De toute évidence, il n’y a que les Moutons Electriques pour publier un tel ouvrage: un recueil de nouvelles et de textes consacré à Fabrice Colin, le tout en prenant comme point de départ la prétendue mort de l’auteur !
Evidemment, un tel ouvrage est forcément très ciblé, et s’adresse avant toute chose aux amateurs de l’auteur les plus accros. La plupart des nouvelles, à l’image de celle tirée du recueil du Fleuve Noir consacré à Elric et paru en 2006, sont déjà connues.

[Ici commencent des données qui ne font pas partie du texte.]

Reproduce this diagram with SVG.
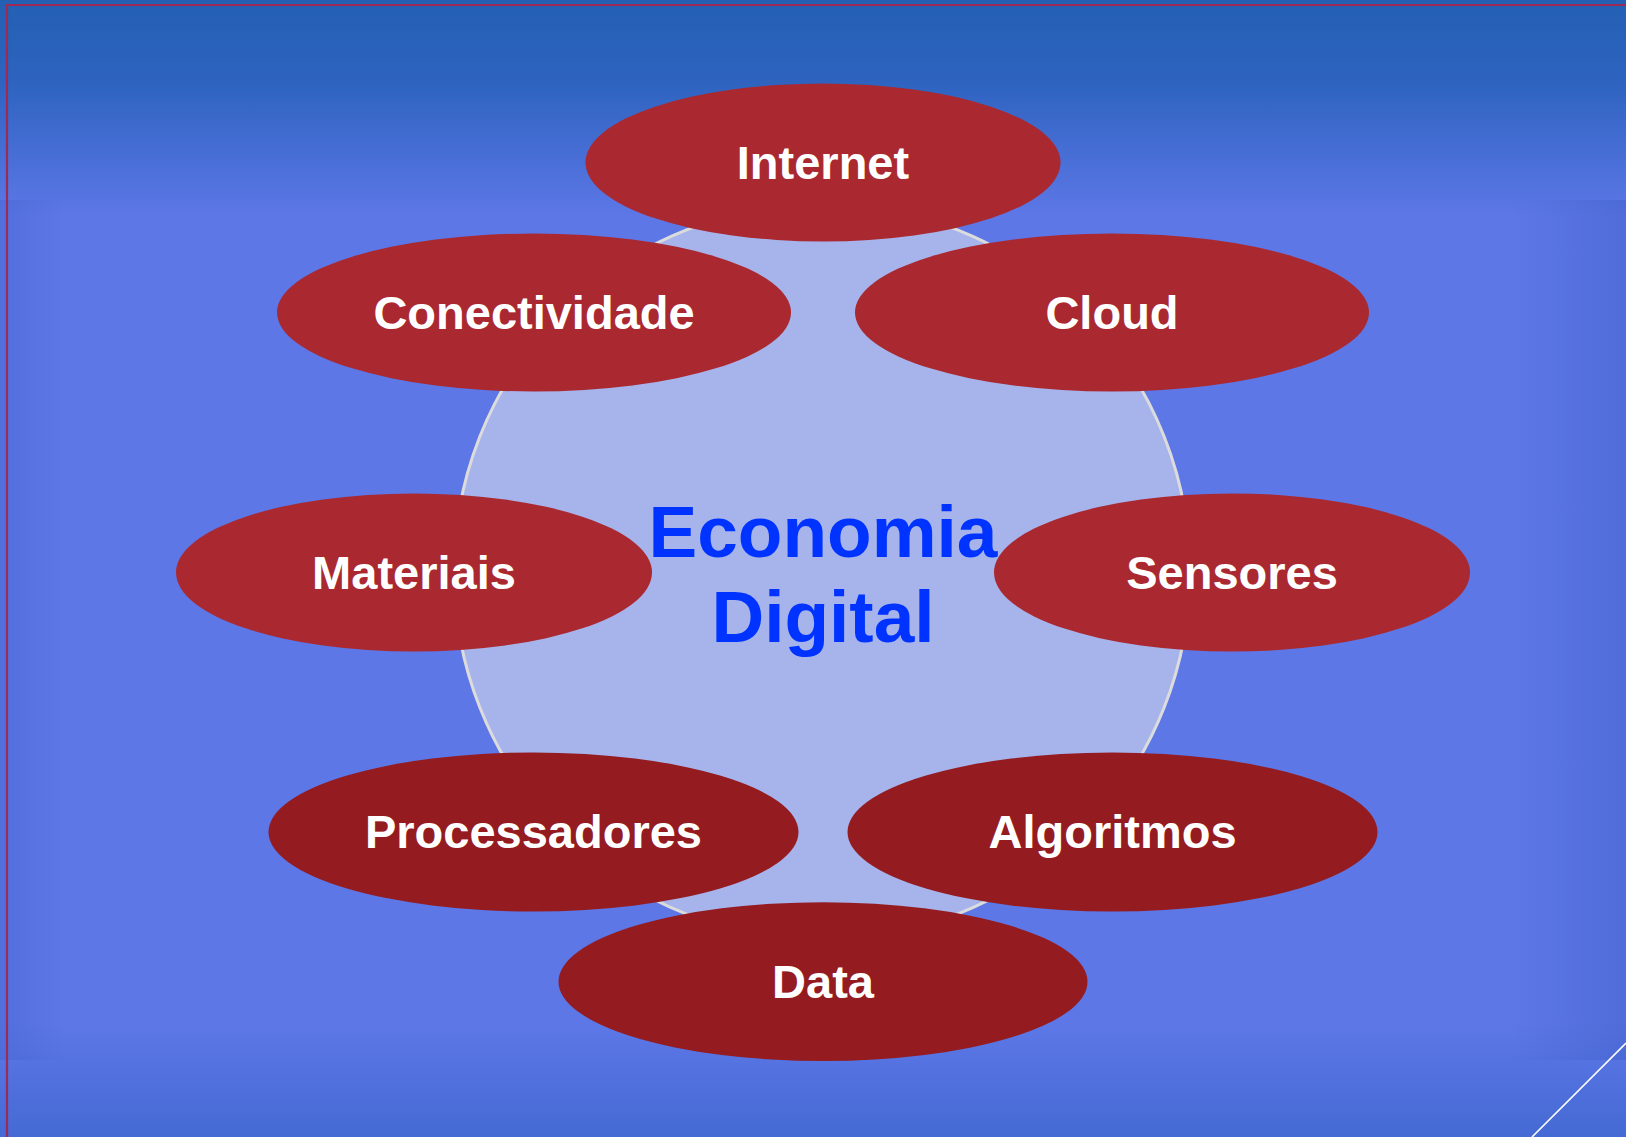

Mais les avoir réunies permet de redécouvrir certains textes sous un autre angle, et de les placer dans une perspective révélatrice… Fabrice Colin est l’une des rares plumes de la fantasy, et même de la littérature française, à posséder une véritable patte, une véritable ambition, dans la recherche et la concrétisation de ses désirs d’écriture.
Les « suppléments » - sans même parler de l’entretien également reproduit, et tout simplement passionnant - apportent une réelle valeur ajoutée à un ouvrage qui joue volontiers sur le vrai et le faux, le blanc et le noir... De la noirceur, un humour qui fait mouche et qui fait mal, une volonté de faire tomber la barrière des genres… Fabrice Colin ne se refuse rien, et cet éloge funèbre, fait, étrangement, mais judicieusement, la preuve de cette incroyable vitalité dans le paysage français.
Et, par conséquent, la fantasy n’est bien entendu pas la seule à être à la fête. Redécouvrir des textes vieux de dix ans, déjà, démontre aussi tout le chemin parcouru par un auteur atypique, qui, comme tout le monde, n’a pour autant pas que des qualités : on pourra en effet s’agacer devant certains passages, où l’expérimentation, quand il ne s’agit pas d’affectation, semble prendre le pas sur l’émotion, ou le message du récit.
Mais Colin en personne n’est pas le dernier à donner le bâton pour se faire battre, affirmant un peu plus encore son identité.
Voilà en tous les cas un ouvrage de grande qualité, original, souvent fantasque, mais aussi brutal, qui ne brosse ni lecteur, ni auteur, dans le sens du poil. Qui plus est, il est doté d’une mise en page et d’une confection largement au-dessus de la moyenne (surtout pour ce prix), et qui mérite largement que l’on se penche dessus.
De préférence, tout de même, en connaissant déjà, même de loin, l’œuvre de Fabrice Colin.